What this reveals: The invisible web of connections that influence your project's success—and what you should be paying attention to.


This Week's Challenge

Schedule 30 minutes this week to zoom out:

Create a "Context Map" for your project.

On a blank page (physical or digital), put your project in the center. Then draw connections to:

  • Other projects in your organization
  • Strategic initiatives or company goals
  • Key stakeholders and their departments
  • Dependencies (technical, resource, timing)
  • External factors (market, regulatory, competitive)

Don't overthink it. Just get it out of your head and onto paper.

Then ask yourself:

  • What connections surprised me?
  • Where am I most vulnerable?
  • What opportunities am I missing?
  • Who should I be talking to that I'm not?

This isn't busywork. This is the difference between executing a plan and leading strategically.
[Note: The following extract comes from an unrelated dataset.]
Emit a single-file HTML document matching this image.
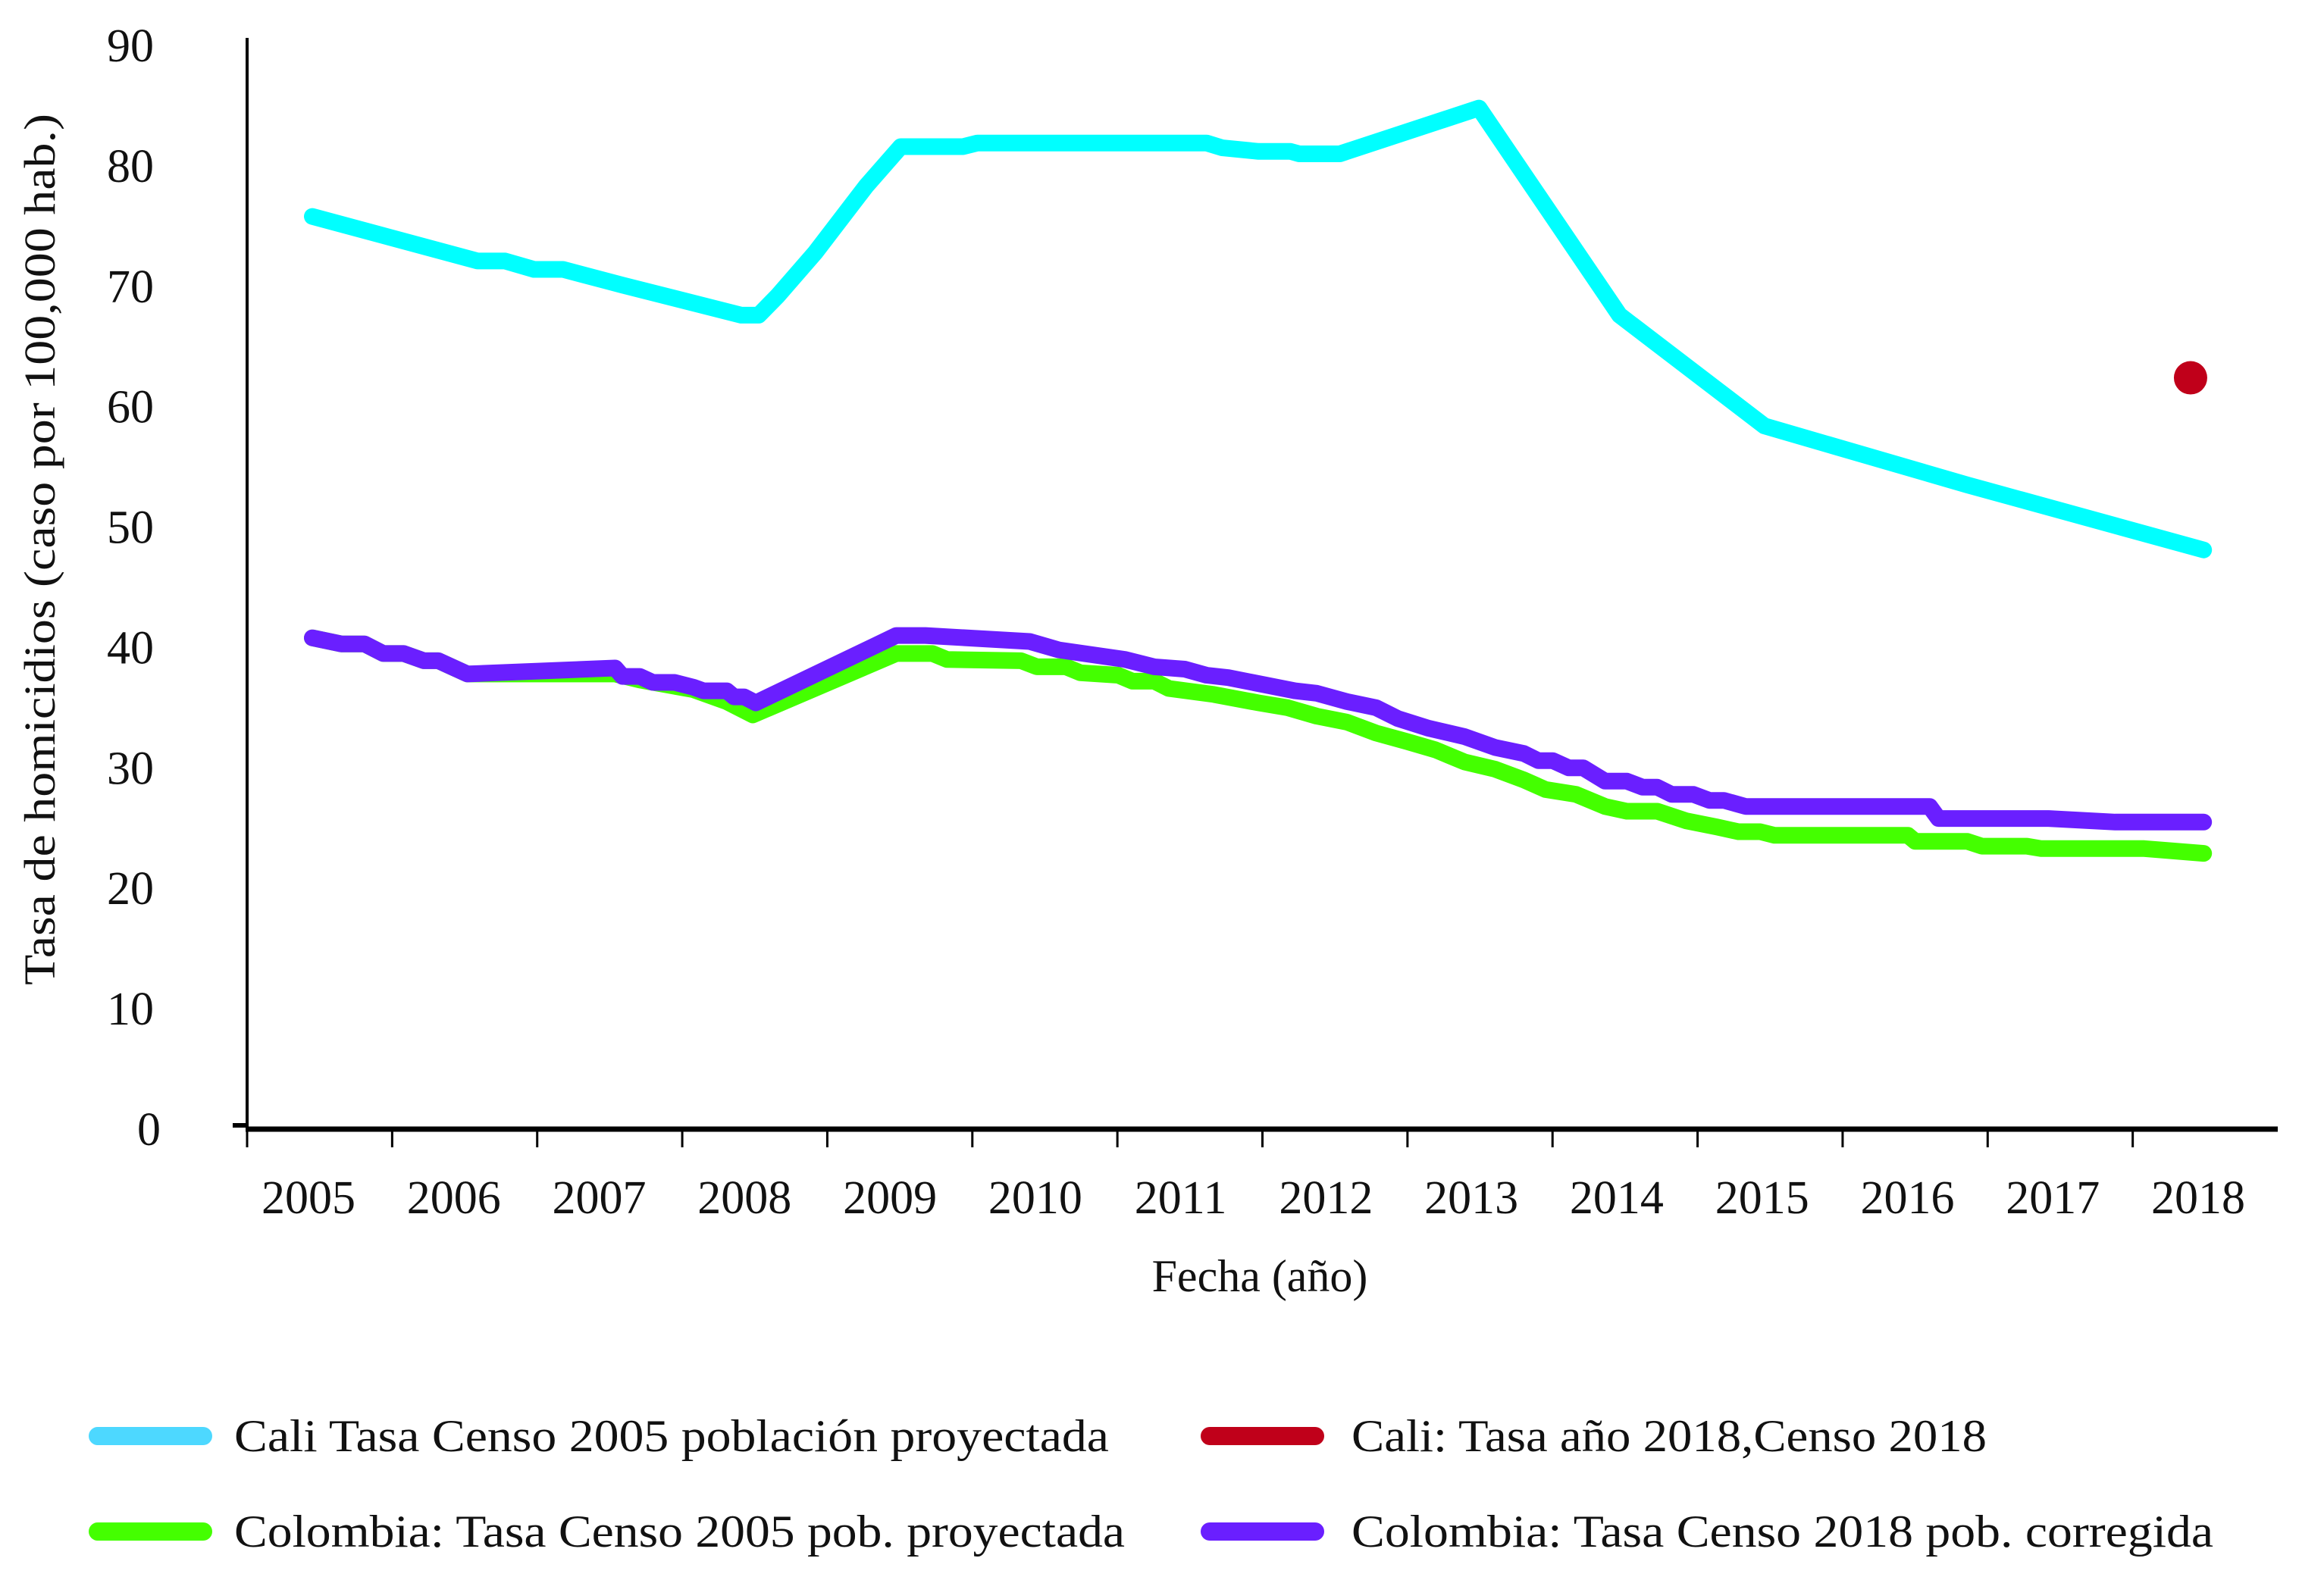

When you have Context Awareness, you're not blindsided by change. You see it coming.

You're not stuck in reactive mode. You're proactive.

You're not just managing tasks. You're navigating a system.

And that's what separates good project managers from great project leaders.


Get Intentional,


Paul

P.S. Trust your instincts. If something feels off in the broader context, it probably is. Zoom out before it's too late.